Both sides have legitimate points. The debate is about tradeoffs, not right versus wrong.
How to Think About Conservative Government Philosophy
If you're trying to understand conservative thinking on policy, ask these questions:
- Does this policy respect federalism? Will it work better at a local level?
- Does it expand or contract government power? Is that expansion justified?
- What are the unintended consequences? Who pays the costs?
- Does it encourage individual responsibility or dependency?
- Does it protect liberty? Whose liberty?
Conservatives will usually favor the answer that limits government, trusts markets, and emphasizes personal responsibility. That doesn't make them right on every issue. It just makes them consistent with their stated principles.
The Bottom Line
Conservative views on government rest on a few key assumptions: government is inherently inefficient, markets are generally better at allocating resources, individuals should be responsible for themselves, and local solutions beat federal mandates in most cases.

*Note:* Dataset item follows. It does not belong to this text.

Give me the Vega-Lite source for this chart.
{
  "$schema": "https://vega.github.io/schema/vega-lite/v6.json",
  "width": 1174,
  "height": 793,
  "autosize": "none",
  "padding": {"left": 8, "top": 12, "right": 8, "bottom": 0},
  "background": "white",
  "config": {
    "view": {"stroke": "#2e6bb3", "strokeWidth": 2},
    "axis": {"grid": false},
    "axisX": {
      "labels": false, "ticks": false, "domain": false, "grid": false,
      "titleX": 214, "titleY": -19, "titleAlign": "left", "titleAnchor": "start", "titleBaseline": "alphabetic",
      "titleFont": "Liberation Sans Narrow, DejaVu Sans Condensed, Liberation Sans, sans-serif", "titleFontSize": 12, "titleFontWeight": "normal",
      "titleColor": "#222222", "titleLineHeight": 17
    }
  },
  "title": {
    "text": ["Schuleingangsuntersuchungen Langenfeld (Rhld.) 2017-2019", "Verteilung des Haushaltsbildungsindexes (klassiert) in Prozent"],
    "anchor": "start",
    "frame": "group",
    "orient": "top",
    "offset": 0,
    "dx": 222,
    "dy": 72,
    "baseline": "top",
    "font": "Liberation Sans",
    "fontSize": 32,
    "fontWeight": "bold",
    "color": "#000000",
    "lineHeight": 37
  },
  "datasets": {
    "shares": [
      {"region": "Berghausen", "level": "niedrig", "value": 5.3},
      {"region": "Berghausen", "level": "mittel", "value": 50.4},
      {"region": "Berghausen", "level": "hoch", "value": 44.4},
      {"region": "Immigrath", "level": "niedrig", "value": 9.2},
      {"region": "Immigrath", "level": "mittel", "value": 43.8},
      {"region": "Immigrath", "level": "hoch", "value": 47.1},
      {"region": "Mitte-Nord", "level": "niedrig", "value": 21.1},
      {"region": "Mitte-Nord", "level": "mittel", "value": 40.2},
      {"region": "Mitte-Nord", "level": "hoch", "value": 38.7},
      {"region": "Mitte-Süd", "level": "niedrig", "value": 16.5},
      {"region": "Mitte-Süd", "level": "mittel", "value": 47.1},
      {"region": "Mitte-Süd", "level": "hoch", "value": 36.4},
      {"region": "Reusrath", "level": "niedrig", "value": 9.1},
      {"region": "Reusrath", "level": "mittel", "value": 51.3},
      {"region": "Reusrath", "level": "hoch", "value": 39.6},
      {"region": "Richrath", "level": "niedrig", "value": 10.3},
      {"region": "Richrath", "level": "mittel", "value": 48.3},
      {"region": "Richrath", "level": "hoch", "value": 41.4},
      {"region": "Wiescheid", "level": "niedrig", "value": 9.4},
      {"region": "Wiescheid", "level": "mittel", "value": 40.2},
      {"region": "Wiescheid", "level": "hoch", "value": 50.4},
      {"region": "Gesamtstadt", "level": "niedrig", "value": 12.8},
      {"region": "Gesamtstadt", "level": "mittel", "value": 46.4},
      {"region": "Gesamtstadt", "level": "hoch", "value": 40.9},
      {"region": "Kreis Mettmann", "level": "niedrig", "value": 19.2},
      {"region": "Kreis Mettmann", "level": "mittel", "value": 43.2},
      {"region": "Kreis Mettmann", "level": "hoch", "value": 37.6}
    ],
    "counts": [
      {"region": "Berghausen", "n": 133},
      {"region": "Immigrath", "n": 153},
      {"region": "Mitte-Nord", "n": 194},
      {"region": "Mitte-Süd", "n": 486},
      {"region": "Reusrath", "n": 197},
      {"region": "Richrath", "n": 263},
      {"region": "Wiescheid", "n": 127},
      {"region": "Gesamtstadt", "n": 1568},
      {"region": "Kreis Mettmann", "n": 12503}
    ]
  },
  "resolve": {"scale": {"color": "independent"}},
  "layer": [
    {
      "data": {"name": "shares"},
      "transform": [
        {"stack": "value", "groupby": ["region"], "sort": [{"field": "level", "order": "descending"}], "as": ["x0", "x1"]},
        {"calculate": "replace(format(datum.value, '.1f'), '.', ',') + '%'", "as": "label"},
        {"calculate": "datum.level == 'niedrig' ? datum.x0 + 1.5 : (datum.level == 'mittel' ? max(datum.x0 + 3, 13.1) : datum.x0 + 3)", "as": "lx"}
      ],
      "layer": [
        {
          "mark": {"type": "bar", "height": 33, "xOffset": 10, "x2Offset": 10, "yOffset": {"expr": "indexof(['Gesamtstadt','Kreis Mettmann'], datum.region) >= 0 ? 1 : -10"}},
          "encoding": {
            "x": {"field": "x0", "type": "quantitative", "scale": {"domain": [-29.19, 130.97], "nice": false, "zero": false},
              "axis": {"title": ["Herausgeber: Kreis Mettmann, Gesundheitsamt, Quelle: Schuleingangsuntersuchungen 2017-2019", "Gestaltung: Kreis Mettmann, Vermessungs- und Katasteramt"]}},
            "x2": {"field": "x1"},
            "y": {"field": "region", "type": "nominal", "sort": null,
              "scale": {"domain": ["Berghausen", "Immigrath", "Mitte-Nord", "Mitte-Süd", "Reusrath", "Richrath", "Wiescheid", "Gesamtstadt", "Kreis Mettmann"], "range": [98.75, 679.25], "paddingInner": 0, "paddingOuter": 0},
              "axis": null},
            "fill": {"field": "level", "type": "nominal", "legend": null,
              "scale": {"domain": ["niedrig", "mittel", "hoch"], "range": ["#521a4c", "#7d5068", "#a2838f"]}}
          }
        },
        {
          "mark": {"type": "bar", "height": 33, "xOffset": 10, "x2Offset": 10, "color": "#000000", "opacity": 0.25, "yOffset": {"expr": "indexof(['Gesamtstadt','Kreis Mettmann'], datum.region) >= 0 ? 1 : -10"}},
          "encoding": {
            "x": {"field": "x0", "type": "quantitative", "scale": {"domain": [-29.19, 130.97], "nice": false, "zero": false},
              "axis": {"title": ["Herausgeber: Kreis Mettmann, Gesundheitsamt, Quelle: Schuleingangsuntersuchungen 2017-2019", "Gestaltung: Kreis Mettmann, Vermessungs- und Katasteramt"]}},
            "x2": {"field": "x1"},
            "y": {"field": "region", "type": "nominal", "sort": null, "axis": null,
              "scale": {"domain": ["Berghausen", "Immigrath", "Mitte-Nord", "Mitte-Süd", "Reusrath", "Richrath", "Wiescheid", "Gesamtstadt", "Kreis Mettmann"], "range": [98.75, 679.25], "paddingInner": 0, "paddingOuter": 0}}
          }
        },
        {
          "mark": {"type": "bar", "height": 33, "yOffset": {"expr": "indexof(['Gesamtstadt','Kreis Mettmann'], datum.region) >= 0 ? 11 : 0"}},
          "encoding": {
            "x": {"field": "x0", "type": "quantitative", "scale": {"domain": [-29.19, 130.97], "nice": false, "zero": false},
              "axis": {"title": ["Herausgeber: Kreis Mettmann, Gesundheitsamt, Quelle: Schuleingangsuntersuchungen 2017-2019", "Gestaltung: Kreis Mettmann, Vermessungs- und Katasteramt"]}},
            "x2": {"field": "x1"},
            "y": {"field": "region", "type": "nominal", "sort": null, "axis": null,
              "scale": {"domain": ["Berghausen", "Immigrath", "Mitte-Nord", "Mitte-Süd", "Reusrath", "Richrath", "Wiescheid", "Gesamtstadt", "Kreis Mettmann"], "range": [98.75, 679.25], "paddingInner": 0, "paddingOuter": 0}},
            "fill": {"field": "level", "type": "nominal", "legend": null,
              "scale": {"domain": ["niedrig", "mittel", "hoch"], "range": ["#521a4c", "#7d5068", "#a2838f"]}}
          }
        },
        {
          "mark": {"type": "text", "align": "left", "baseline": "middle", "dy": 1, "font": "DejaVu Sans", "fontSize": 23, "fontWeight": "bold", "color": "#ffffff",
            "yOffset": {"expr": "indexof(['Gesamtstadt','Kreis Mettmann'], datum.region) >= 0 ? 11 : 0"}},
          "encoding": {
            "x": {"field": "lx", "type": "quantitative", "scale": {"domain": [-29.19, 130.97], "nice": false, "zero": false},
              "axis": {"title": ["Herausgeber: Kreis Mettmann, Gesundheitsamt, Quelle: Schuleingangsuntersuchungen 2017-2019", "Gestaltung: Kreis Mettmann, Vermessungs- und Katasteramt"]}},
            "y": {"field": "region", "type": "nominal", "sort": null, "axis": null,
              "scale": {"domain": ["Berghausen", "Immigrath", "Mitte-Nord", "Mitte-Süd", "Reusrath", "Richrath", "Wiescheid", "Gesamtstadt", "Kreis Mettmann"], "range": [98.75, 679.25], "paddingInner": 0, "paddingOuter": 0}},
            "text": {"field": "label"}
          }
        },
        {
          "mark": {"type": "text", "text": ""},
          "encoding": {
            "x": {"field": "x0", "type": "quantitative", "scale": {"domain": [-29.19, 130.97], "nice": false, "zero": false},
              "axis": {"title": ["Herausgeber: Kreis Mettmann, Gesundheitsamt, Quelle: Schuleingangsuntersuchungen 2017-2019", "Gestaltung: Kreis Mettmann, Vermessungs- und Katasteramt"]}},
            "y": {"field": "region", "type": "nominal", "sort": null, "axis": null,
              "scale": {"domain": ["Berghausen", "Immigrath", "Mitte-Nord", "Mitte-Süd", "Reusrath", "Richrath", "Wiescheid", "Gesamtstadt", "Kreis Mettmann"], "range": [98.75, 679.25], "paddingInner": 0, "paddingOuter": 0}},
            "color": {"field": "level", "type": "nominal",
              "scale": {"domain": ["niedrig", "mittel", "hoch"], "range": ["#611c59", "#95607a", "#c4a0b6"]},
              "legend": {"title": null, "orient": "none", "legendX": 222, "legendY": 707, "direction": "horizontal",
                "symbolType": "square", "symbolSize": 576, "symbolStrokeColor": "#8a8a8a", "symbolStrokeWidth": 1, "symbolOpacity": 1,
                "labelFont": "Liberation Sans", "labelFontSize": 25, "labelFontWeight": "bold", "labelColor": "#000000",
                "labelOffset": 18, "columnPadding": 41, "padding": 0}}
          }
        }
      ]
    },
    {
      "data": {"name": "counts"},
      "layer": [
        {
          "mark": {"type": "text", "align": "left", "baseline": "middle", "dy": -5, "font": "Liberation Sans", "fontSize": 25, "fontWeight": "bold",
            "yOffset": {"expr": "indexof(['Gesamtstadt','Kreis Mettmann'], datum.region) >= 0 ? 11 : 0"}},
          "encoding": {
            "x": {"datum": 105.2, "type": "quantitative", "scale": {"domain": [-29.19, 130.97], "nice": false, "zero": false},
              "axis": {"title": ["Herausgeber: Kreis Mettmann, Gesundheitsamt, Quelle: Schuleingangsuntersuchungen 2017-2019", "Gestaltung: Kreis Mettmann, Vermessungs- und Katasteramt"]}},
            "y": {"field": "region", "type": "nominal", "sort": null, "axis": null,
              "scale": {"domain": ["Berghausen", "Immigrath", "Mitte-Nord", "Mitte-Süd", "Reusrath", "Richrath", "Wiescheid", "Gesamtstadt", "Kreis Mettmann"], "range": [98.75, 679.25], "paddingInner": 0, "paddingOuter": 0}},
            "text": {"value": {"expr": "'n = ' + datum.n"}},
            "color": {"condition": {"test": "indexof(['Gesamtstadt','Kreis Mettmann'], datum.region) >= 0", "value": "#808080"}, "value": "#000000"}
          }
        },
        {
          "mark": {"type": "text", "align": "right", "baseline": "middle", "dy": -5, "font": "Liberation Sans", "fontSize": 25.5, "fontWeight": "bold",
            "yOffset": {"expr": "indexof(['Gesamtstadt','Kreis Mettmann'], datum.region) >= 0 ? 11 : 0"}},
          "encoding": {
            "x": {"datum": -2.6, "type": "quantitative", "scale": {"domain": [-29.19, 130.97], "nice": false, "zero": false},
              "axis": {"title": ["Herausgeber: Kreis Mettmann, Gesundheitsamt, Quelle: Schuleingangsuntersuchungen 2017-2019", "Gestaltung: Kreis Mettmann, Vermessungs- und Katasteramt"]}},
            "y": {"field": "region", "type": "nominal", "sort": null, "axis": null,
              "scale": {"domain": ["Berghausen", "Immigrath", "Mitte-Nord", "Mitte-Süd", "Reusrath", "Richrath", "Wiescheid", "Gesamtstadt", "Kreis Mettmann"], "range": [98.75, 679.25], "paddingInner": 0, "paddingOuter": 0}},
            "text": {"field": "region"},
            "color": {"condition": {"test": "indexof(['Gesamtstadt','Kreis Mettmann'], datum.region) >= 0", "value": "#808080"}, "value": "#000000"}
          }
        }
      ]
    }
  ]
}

Whether you agree with these assumptions determines whether you'll find conservative policies persuasive. The debate isn't about good versus evil. It's about empirical claims and values—and people can reasonably disagree on both.
If you want to engage seriously with conservative thought, read the original philosophers (Burke, Hayek, Kirk), not just the commentators. The ideology has intellectual depth, even if you ultimately reject its conclusions.